- Dataset extract:
-- -- --

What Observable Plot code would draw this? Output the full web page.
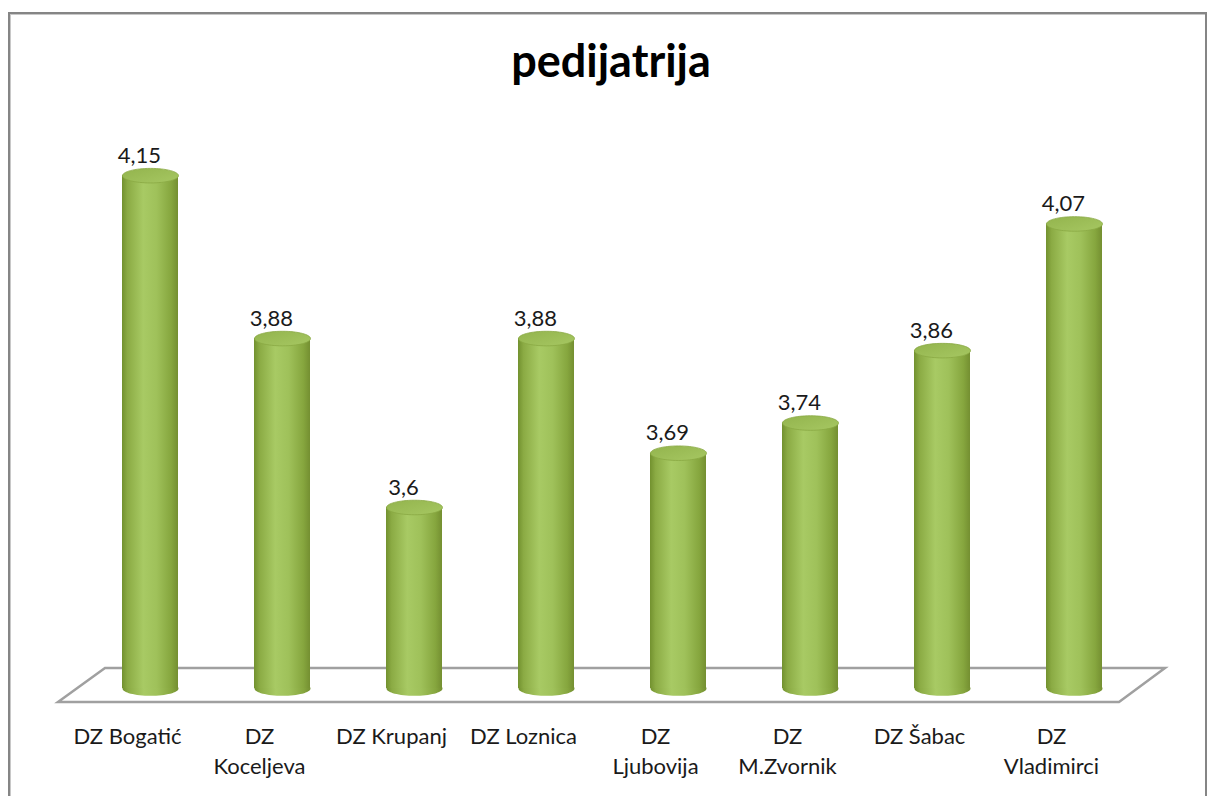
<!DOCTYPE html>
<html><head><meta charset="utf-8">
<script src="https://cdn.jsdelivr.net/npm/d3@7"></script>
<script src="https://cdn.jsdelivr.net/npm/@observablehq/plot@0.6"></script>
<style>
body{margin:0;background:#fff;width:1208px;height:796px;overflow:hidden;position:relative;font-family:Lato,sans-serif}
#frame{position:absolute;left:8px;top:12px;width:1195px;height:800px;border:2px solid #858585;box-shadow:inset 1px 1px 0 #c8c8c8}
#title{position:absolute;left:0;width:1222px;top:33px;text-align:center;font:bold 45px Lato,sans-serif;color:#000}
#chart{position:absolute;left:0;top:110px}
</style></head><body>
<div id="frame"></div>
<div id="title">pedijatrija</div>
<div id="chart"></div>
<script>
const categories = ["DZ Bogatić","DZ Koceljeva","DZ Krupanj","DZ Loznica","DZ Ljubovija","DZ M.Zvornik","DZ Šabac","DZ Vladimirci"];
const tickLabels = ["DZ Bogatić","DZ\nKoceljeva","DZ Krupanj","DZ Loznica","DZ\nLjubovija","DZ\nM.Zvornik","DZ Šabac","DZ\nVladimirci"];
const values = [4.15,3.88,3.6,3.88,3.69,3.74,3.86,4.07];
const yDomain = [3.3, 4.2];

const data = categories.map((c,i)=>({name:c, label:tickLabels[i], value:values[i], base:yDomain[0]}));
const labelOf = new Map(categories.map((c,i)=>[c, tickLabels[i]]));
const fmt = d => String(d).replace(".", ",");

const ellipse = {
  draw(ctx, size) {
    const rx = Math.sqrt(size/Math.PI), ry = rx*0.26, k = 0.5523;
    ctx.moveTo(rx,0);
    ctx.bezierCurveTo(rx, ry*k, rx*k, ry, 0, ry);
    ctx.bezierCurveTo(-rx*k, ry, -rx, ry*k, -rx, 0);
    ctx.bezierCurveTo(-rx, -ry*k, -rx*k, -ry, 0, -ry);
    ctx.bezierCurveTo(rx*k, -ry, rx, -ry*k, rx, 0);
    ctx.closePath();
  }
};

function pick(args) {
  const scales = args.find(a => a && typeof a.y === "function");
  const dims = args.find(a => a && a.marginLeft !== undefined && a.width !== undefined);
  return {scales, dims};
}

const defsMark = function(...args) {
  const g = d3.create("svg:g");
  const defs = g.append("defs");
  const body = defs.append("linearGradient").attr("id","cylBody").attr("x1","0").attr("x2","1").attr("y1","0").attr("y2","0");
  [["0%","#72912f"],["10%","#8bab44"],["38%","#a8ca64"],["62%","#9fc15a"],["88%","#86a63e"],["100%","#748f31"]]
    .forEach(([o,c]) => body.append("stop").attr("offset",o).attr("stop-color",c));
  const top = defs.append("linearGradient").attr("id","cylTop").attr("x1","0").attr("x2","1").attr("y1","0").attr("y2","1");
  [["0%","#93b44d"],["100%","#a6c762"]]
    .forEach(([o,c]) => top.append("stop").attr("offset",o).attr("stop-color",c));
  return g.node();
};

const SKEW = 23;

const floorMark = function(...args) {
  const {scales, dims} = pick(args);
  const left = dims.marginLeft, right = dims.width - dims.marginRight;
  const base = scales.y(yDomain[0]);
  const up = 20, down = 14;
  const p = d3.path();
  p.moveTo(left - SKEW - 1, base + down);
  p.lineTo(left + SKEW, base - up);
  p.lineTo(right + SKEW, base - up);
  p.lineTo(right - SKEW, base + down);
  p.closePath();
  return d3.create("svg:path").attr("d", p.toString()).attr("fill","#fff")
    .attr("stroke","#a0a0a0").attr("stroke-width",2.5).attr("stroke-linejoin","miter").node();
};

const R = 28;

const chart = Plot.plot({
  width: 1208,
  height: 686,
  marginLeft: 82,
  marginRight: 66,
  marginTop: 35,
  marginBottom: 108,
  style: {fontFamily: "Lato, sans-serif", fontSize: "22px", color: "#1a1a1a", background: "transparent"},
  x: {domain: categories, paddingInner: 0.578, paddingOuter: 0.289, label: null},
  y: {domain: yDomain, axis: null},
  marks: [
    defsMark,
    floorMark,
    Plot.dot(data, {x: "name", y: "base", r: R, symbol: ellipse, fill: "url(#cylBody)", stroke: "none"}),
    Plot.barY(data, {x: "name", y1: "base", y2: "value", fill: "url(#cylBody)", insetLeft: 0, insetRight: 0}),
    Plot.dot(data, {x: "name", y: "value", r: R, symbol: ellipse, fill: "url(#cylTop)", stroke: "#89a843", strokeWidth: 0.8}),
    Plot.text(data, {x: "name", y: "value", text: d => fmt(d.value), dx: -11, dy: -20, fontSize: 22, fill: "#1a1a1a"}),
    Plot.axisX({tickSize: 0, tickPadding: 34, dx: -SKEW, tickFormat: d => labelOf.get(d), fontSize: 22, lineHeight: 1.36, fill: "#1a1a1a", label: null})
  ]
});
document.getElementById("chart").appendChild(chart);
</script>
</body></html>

-- -- --

- Given exercise:
Omit the pictures and output all of the other material exactly.

- Problem solution:
What Observable Plot code would draw this? Output the full web page.
<!DOCTYPE html>
<html><head><meta charset="utf-8">
<script src="https://cdn.jsdelivr.net/npm/d3@7"></script>
<script src="https://cdn.jsdelivr.net/npm/@observablehq/plot@0.6"></script>
<style>
body{margin:0;background:#fff;width:1208px;height:796px;overflow:hidden;position:relative;font-family:Lato,sans-serif}
#frame{position:absolute;left:8px;top:12px;width:1195px;height:800px;border:2px solid #858585;box-shadow:inset 1px 1px 0 #c8c8c8}
#title{position:absolute;left:0;width:1222px;top:33px;text-align:center;font:bold 45px Lato,sans-serif;color:#000}
#chart{position:absolute;left:0;top:110px}
</style></head><body>
<div id="frame"></div>
<div id="title">pedijatrija</div>
<div id="chart"></div>
<script>
const categories = ["DZ Bogatić","DZ Koceljeva","DZ Krupanj","DZ Loznica","DZ Ljubovija","DZ M.Zvornik","DZ Šabac","DZ Vladimirci"];
const tickLabels = ["DZ Bogatić","DZ\nKoceljeva","DZ Krupanj","DZ Loznica","DZ\nLjubovija","DZ\nM.Zvornik","DZ Šabac","DZ\nVladimirci"];
const values = [4.15,3.88,3.6,3.88,3.69,3.74,3.86,4.07];
const yDomain = [3.3, 4.2];

const data = categories.map((c,i)=>({name:c, label:tickLabels[i], value:values[i], base:yDomain[0]}));
const labelOf = new Map(categories.map((c,i)=>[c, tickLabels[i]]));
const fmt = d => String(d).replace(".", ",");

const ellipse = {
  draw(ctx, size) {
    const rx = Math.sqrt(size/Math.PI), ry = rx*0.26, k = 0.5523;
    ctx.moveTo(rx,0);
    ctx.bezierCurveTo(rx, ry*k, rx*k, ry, 0, ry);
    ctx.bezierCurveTo(-rx*k, ry, -rx, ry*k, -rx, 0);
    ctx.bezierCurveTo(-rx, -ry*k, -rx*k, -ry, 0, -ry);
    ctx.bezierCurveTo(rx*k, -ry, rx, -ry*k, rx, 0);
    ctx.closePath();
  }
};

function pick(args) {
  const scales = args.find(a => a && typeof a.y === "function");
  const dims = args.find(a => a && a.marginLeft !== undefined && a.width !== undefined);
  return {scales, dims};
}

const defsMark = function(...args) {
  const g = d3.create("svg:g");
  const defs = g.append("defs");
  const body = defs.append("linearGradient").attr("id","cylBody").attr("x1","0").attr("x2","1").attr("y1","0").attr("y2","0");
  [["0%","#72912f"],["10%","#8bab44"],["38%","#a8ca64"],["62%","#9fc15a"],["88%","#86a63e"],["100%","#748f31"]]
    .forEach(([o,c]) => body.append("stop").attr("offset",o).attr("stop-color",c));
  const top = defs.append("linearGradient").attr("id","cylTop").attr("x1","0").attr("x2","1").attr("y1","0").attr("y2","1");
  [["0%","#93b44d"],["100%","#a6c762"]]
    .forEach(([o,c]) => top.append("stop").attr("offset",o).attr("stop-color",c));
  return g.node();
};

const SKEW = 23;

const floorMark = function(...args) {
  const {scales, dims} = pick(args);
  const left = dims.marginLeft, right = dims.width - dims.marginRight;
  const base = scales.y(yDomain[0]);
  const up = 20, down = 14;
  const p = d3.path();
  p.moveTo(left - SKEW - 1, base + down);
  p.lineTo(left + SKEW, base - up);
  p.lineTo(right + SKEW, base - up);
  p.lineTo(right - SKEW, base + down);
  p.closePath();
  return d3.create("svg:path").attr("d", p.toString()).attr("fill","#fff")
    .attr("stroke","#a0a0a0").attr("stroke-width",2.5).attr("stroke-linejoin","miter").node();
};

const R = 28;

const chart = Plot.plot({
  width: 1208,
  height: 686,
  marginLeft: 82,
  marginRight: 66,
  marginTop: 35,
  marginBottom: 108,
  style: {fontFamily: "Lato, sans-serif", fontSize: "22px", color: "#1a1a1a", background: "transparent"},
  x: {domain: categories, paddingInner: 0.578, paddingOuter: 0.289, label: null},
  y: {domain: yDomain, axis: null},
  marks: [
    defsMark,
    floorMark,
    Plot.dot(data, {x: "name", y: "base", r: R, symbol: ellipse, fill: "url(#cylBody)", stroke: "none"}),
    Plot.barY(data, {x: "name", y1: "base", y2: "value", fill: "url(#cylBody)", insetLeft: 0, insetRight: 0}),
    Plot.dot(data, {x: "name", y: "value", r: R, symbol: ellipse, fill: "url(#cylTop)", stroke: "#89a843", strokeWidth: 0.8}),
    Plot.text(data, {x: "name", y: "value", text: d => fmt(d.value), dx: -11, dy: -20, fontSize: 22, fill: "#1a1a1a"}),
    Plot.axisX({tickSize: 0, tickPadding: 34, dx: -SKEW, tickFormat: d => labelOf.get(d), fontSize: 22, lineHeight: 1.36, fill: "#1a1a1a", label: null})
  ]
});
document.getElementById("chart").appendChild(chart);
</script>
</body></html>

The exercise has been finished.